La véritable connaissance est ce qui nous permet de dépasser la séparation entre sujet et objet.

 

Proposer des modèles

 

Il faudrait peut-être proposer des modèles sans se perdre dans des utopies maintenant que nous avons un peu de recul sur ce qui peut fonctionner.

Les Allemands ont beaucoup développé ce type de collectifs qui ont une dimension sociale. Ce modèle s’appelle l’agriculture solidaire. (…) Là-bas le principe est la cotisation libre.

Un calcul est fait concernant les coûts annuels liés aux employés, aux consommables, aux intrants, aux semences, aux produits, aux emballages… Un certain budget est donc déterminé dès le départ. Ensuite chacun fait librement une offre pour l’année. La cotisation n’est donc pas unique mais établie librement d’après le revenu des personnes qui procèdent à une autoévaluation selon une grille. (…) Chacun prend ce dont il a besoin et donne ce qu’il peut. (…) C’est donc un mode de vie qui modifie l’équilibre du temps et de l’argent.

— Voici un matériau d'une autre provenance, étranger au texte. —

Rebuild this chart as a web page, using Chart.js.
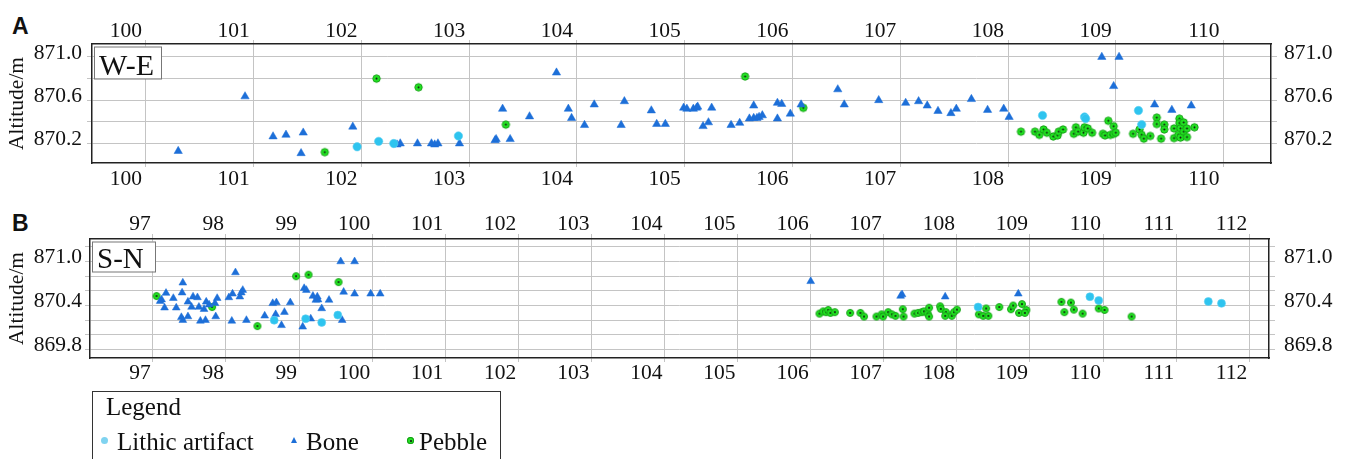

Exactement. Dans ce collectif dont j’ai parlé, la philosophie était : « Si vraiment je veux être autonome, il faut que je dégage du temps : je dois moins travailler pour gagner de l’argent, mais davantage pour répondre directement à mes besoins vitaux comme la nourriture, les vêtements et l’habitat. »

On peut imaginer cela comme une transition car il faut toujours des marchandises, on ne peut pas tout produire soi-même : comment fabriquer ses lunettes ? Mais au lieu de prôner de travailler plus alors qu’il n’y a déjà plus d’emploi pour tous, la solution pourrait être de dégager du temps pour faire soi-même des choses qui pour le moment sont monétisées, et les sortir du monde marchand. Il peut s’agir de s’occuper de ses enfants plutôt que les mettre à la crèche, d’entretenir et réparer ses biens plutôt que les remplacer…

 

Véritablement humain

 

Comment en es-tu arrivé à clarifier ta vision de la « vraie vie » ?

Comment s’épanouir comme un être humain ? Comment être véritablement humain ?

Si je me pose profondément ces questions, des évidences apparaissent. À commencer par le souhait de m’harmoniser avec l’environnement, avec les êtres vivants qui nous entourent. Une envie d’échange avec les autres vivants, un désir d’être mêlé à tout le vivant.

J’insiste sur cette question de la motivation juste. La motivation doit être portée par autre chose que le désir de parvenir quelque part. Nous devons la baser sur quelque chose de plus profond, que tout humain possède et c’est simplement l’authenticité ou la vérité. C’est sur ce qui est le Vrai, le Bon ou le Beau que nous pouvons prendre appui.

Alors j’adopte un mode de vie particulier parce que je crois que c’est cela la vraie vie. Je ne le fais pas d’abord parce que la planète est en danger et que diminuer mon empreinte écologique serait ma plus grande aspiration.

Ce qui me motive, c’est que cette façon de vivre proche de la nature, libre, où je suis bien établi dans mes actes et en relation avec tout ce qui m’entoure, pour moi c’est cela la vraie vie.